I would tend to think they hadn’t missed them, just wished they’d quietly go away.
Another thing to realize is that the Supreme Court’s role has changed over its lifetime. Originally, the Supreme Court Justices “rode circuit”, actively trying cases and acting as more like the modern Courts of Appeal. In addition, a great deal of their appellate case load was appeals as of right, where they didn’t get to choose the cases they decided. Much of their earlier case law was on rather minor points, and not much cited or followed. Over time, the classes of cases where there can be an automatic appeal to the Supreme Court have been significantly reduced. Today they almost exclusively hear cases they decide to hear by issuing a “Writ of Certoriari”. As such, most every case from the last bunch of decades ago or so is considered significant and widely reviewed, but many from a century or more ago are little more than ignored squibs.
Further, until Erie Railroad v.
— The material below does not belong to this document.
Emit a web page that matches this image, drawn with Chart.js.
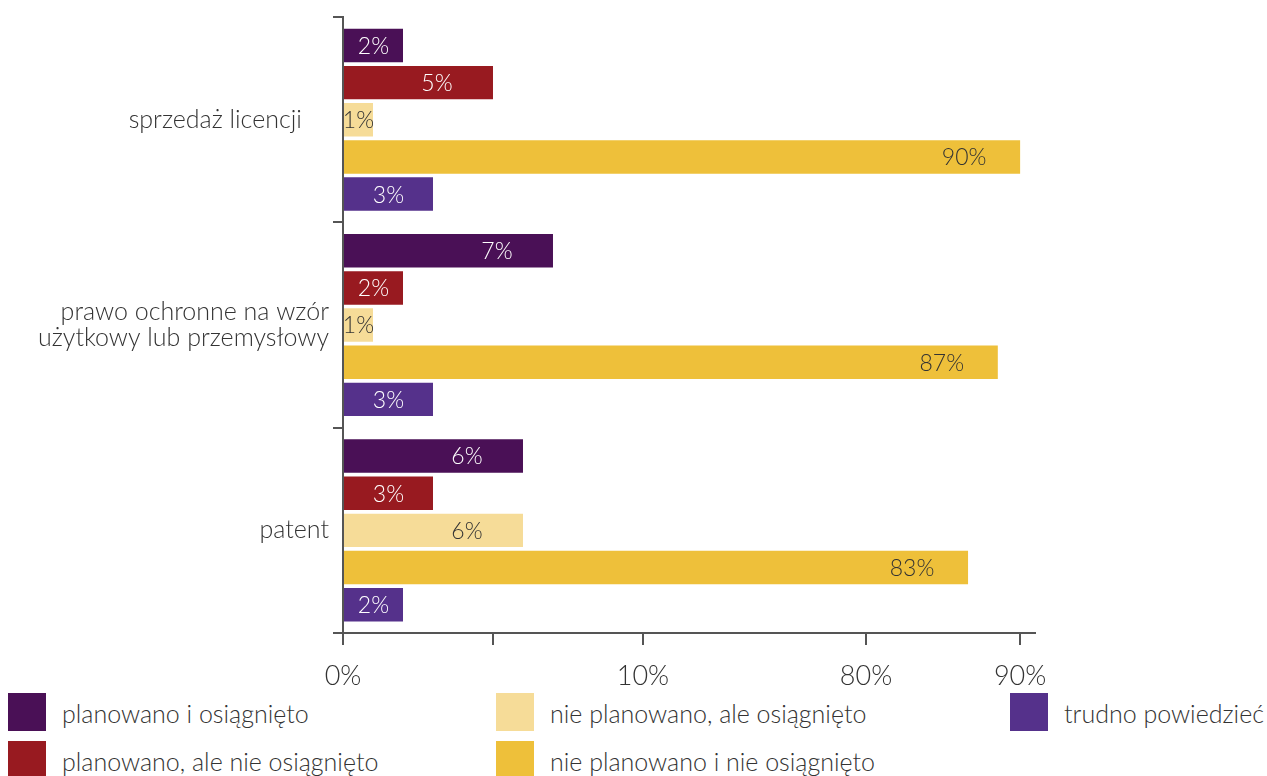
<!DOCTYPE html>
<html lang="pl">
<head>
<meta charset="utf-8">
<title>Efekty ochrony własności intelektualnej</title>
<script src="https://cdn.jsdelivr.net/npm/chart.js@4/dist/chart.umd.min.js"></script>
<style>
    html, body { margin: 0; padding: 0; background: #fff; }
    body { width: 1267px; height: 776px; position: relative; overflow: hidden; font-family: 'Lato', 'Open Sans', sans-serif; font-weight: 300; color: #333; }
    #chart-wrap { position: absolute; left: 0; top: 0; width: 1267px; height: 690px; }
    #legend { position: absolute; left: 8px; top: 693px; display: grid; grid-template-columns: 488px 514px auto; grid-template-rows: 48px 48px; grid-auto-flow: column; }
    .legend-item { display: flex; align-items: flex-start; font-size: 25px; line-height: 40px; white-space: nowrap; }
    .legend-box { width: 38px; height: 38px; margin-right: 16px; flex: none; }
</style>
</head>
<body>
<div id="chart-wrap"><canvas id="resultsChart" width="1267" height="690"></canvas></div>
<div id="legend"></div>
<script>
const categories = [
    'sprzedaż licencji    ',
    ['prawo ochronne na wzór', 'użytkowy lub przemysłowy'],
    'patent'
];
const seriesNames = [
    'planowano i osiągnięto',
    'planowano, ale nie osiągnięto',
    'nie planowano, ale osiągnięto',
    'nie planowano i nie osiągnięto',
    'trudno powiedzieć'
];
const plannedAchieved = [2, 7, 6];
const plannedNotAchieved = [5, 2, 3];
const unplannedAchieved = [1, 1, 6];
const unplannedNotAchieved = [90, 87, 83];
const hardToSay = [3, 3, 2];

const axisTicks = [0, 5, 10, 80, 90];
const axisTickLabels = ['0%', '', '10%', '80%', '90%'];

const seriesValues = [plannedAchieved, plannedNotAchieved, unplannedAchieved, unplannedNotAchieved, hardToSay];
const seriesColors = ['#4a1056', '#981a20', '#f6dc98', '#eec03a', '#55318b'];
const labelColors = ['#fff', '#fff', '#333', '#333', '#fff'];

const FONT = "'Lato', 'Open Sans', sans-serif";
const TEXT = '#333';
const AXIS = '#555';

// the value axis is stretched below 10% and squeezed between 10% and 80%;
// breakValues map onto breakShares (fraction of the axis length)
const breakValues = [0, 10, 80, 82, 92];
const breakShares = [0, 0.4335, 0.7558, 0.8925, 1];

class BrokenLinearScale extends Chart.LinearScale {
    static id = 'brokenLinear';
    static defaults = Chart.LinearScale.defaults;

    toShare(v) {
        if (v <= breakValues[0]) return 0;
        for (let i = 1; i < breakValues.length; i++) {
            if (v <= breakValues[i]) {
                const t = (v - breakValues[i - 1]) / (breakValues[i] - breakValues[i - 1]);
                return breakShares[i - 1] + t * (breakShares[i] - breakShares[i - 1]);
            }
        }
        return 1;
    }

    fromShare(s) {
        for (let i = 1; i < breakShares.length; i++) {
            if (s <= breakShares[i]) {
                const t = (s - breakShares[i - 1]) / (breakShares[i] - breakShares[i - 1]);
                return breakValues[i - 1] + t * (breakValues[i] - breakValues[i - 1]);
            }
        }
        return breakValues[breakValues.length - 1];
    }

    buildTicks() {
        return axisTicks.map(v => ({ value: v }));
    }

    getPixelForValue(value) {
        return this.getPixelForDecimal(this.toShare(value));
    }

    getValueForPixel(pixel) {
        return this.fromShare(this.getDecimalForPixel(pixel));
    }
}
Chart.register(BrokenLinearScale);

// percentage labels sit near the bar end, or in the middle of short bars
const barLabels = {
    id: 'barLabels',
    afterDatasetsDraw(chart) {
        const ctx = chart.ctx;
        ctx.save();
        ctx.font = `300 23px ${FONT}`;
        ctx.textAlign = 'center';
        ctx.textBaseline = 'middle';
        chart.data.datasets.forEach((ds, di) => {
            const meta = chart.getDatasetMeta(di);
            ctx.fillStyle = labelColors[di];
            meta.data.forEach((bar, i) => {
                const mid = (bar.x + bar.base) / 2;
                const x = Math.max(bar.x - 56, mid);
                ctx.fillText(ds.data[i] + '%', x, bar.y + 1);
            });
        });
        ctx.restore();
    }
};

const datasets = seriesNames.map((name, i) => ({
    label: name,
    data: seriesValues[i],
    backgroundColor: seriesColors[i],
    borderWidth: 0,
    categoryPercentage: 0.905,
    barPercentage: 0.9
}));

new Chart(document.getElementById('resultsChart'), {
    type: 'bar',
    data: { labels: categories, datasets: datasets },
    plugins: [barLabels],
    options: {
        indexAxis: 'y',
        responsive: false,
        animation: false,
        layout: { padding: { top: 17, right: 232, left: 0, bottom: 0 } },
        plugins: {
            legend: { display: false },
            tooltip: { enabled: false }
        },
        scales: {
            x: {
                type: 'brokenLinear',
                min: 0,
                max: 92,
                afterFit(scale) { scale.height = 57; },
                border: { display: true, color: AXIS, width: 2 },
                grid: { drawOnChartArea: false, drawTicks: true, tickLength: 12, color: AXIS, lineWidth: 2 },
                ticks: {
                    autoSkip: false,
                    maxRotation: 0,
                    padding: 15,
                    color: TEXT,
                    font: { family: FONT, size: 27, weight: 300 },
                    callback: (v) => axisTickLabels[axisTicks.indexOf(v)]
                }
            },
            y: {
                afterFit(scale) { scale.width = 343; },
                offset: true,
                border: { display: true, color: AXIS, width: 2 },
                grid: { offset: true, drawOnChartArea: false, drawTicks: true, tickLength: 10, color: AXIS, lineWidth: 2 },
                ticks: {
                    padding: 4,
                    color: TEXT,
                    font: { family: FONT, size: 25, weight: 300, lineHeight: 1.05 }
                }
            }
        }
    }
});

// legend laid out in columns under the plot
const legendEl = document.getElementById('legend');
legendEl.innerHTML = seriesNames.map((name, i) => `
    <div class="legend-item"><span class="legend-box" style="background:${seriesColors[i]}"></span><span>${name}</span></div>
`).join('');
</script>
</body>
</html>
Tompkins (1938) when there was a case in the federal courts based on diversity jurisdiction, the federal courts applied federal case law to decide them. Erie held that federal courts had to decide diversity cases based on the state law of the state where the case was brought, instead of under federal law. Pre-Erie, the Supreme Court decided many cases which set out the federal of many subjects that are today controlled by state law, and Erie essentially rendered all of those cases irrelevant.
Another change in the 1930s was the introduction of the Federal Rules of Civil Procedure (and other Federal Rules). This significantly changed the procedures followed in federal courts, and abolished many prior procedural matters that had been the subject of extensive litigation.
Because of these factors, along with the explosion of federal statutory law development from the New Deal to the present and the growing recognition that federal Constitutional rights control many factors in state criminal and civil litigation, the types of cases decided by the Supreme Court today are significantly different from those decided more than 70 years ago. As such, it is not uncommon to find pre-1930s cases where the Supreme Court ruled on matters potentially relevant to a current case, but because of context the ruling just isn’t particularly relevant. Although the Court’s interpretation of the U.S. Constitution and federal statutory law will likely be worthwhile to cite, something like a pre-Erie case on contract law will most likely be quite properly ignored. Also, in a common law system, there will always be outliers and abberational cases that get overlooked as case law develops in other directions, and courts recognize that a single older case going against a more modern trend isn’t worth much.
Accordingly, with the exception of a healthy number of landmark or widely-cited cases, it is not common to find controlling Supreme Court case law before World War II, and where an earlier case has not generated subsequent case law following it, courts will freqently give a judicial shrug and either ignore it or just cast it aside.
Is there more than one example of a Supreme Court ruling that explicitly stated it was *not * to be used as a precedent? What would be their decision if a case were brought before them that did so anyway?
Slight tangent: I understand that the Supreme Court can overturn a previous precedent with a subsequent ruling, but is it possible for the Court to revisit the original case itself? Let’s say that a decision had some sort of unintended consequence that needed a quick remedy – would the Court be able to amend or reverse their previous decision in that case, or would they have to wait for another case on the issue to percolate up to their level?
The only case I know of where they explicitly said that was a little electoral-dispute case called Bush v. Gore from… a few years ago. And if anyone later cited it as precedent, I assume they’d either primly remind the litigants that it was not to be cited as precedent, or ignore it entirely.
By “the original case,” do you mean from many decades earlier, as in the OP, or pretty recently? Unless there’s a “case or controversy” that requires them to revisit the original case, I don’t see how. If it’s recently, one party or the other, or the court itself sua sponte, could move to reconsider. Such motions are granted extremely rarely.
I can think of a few kinds of cases where that might happen, and I seem to recall reading about a famous case (whose name and facts I can’t remember just now) where a party got the court to reopen a case in order to reconsider an injunction or declaratory decree or somesuch. Cases involving interlocutory-type relief like injunctions are probably the best example. I wish I could remember the case I’m thinking of.